The overall aim of this paper is to explore visual epistemologies embedded in the production and dissemination of knowledge. More specifically, we focus on the links between knowledge and visuality and the role of pictures in the (visual) ordering of knowledge. Using Bloom’s taxonomy as a case, we explore how it has been visualized in educational research and what happens to its core ideas when the taxonomy “travels” into the public domain through pictures. What ways of thinking, knowing, seeing, and acting in the world do these pictures suggest? How do they enact, negotiate and transform the original work of Bloom and his colleagues in relation to instruction and the curriculum?
The study consists of three parts. First, to place the taxonomy in its historical and epistemological context, we analyze Bloom’s original work and its revision, paying special attention to the choice of the taxonomy as a theoretical model borrowed from the natural sciences. We then trace the visualizations of the taxonomy in educational research. Finally, we collect and analyze over 100 pictures from a wide range of online resources, including websites of educational institutions, teacher blogs, online tutoring platforms, etc. In all three parts, the analysis focuses on the assumptions and beliefs about knowledge implicit in the Bloom’s Taxonomy and its different visual representations.

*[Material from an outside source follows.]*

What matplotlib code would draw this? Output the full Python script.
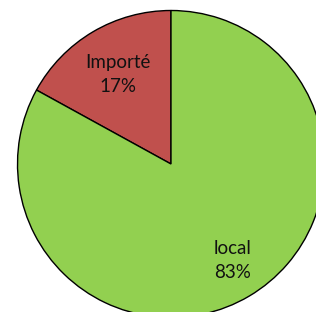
import numpy as np
import matplotlib.pyplot as plt

# data
labels = ["Importé", "local"]
values = [17, 83]
colors = ["#C0504D", "#92D050"]
label_dist = [0.68, 0.745]

fig = plt.figure(figsize=(3.16, 3.12), dpi=100)
ax = fig.add_axes([0, 0, 1, 1])

wedges, texts = ax.pie(values, colors=colors, startangle=90, counterclock=True,
                       center=(171, 148), radius=153.5, frame=True,
                       wedgeprops=dict(edgecolor="black", linewidth=1.0))

# labels inside the wedges, Excel style
for w, lab, v, d in zip(wedges, labels, values, label_dist):
    ang = np.deg2rad((w.theta1 + w.theta2) / 2 + (2 if v > 50 else 0))
    x = w.center[0] + d * w.r * np.cos(ang)
    y = w.center[1] + d * w.r * np.sin(ang)
    ax.text(x, y, f"{lab}\n{v}%", ha="center", va="center", fontsize=13.5,
            family="Lato", color="#111111", linespacing=1.5)

ax.set_xlim(0, 316)
ax.set_ylim(0, 312)
ax.set_aspect("equal")
ax.axis("off")

fig.savefig("out.png", dpi=100)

By focusing on the role of pictorial images in mediating this communication within and beyond the scientific domain, the paper offers a historical and critical analysis of visual epistemologies that underlie curriculum research and make scientific truths visible, intelligible and applicable to pedagogical practices. Thus, we argue that different visualizations of Bloom’s taxonomy reflect and produce different ways of seeing and acting in education.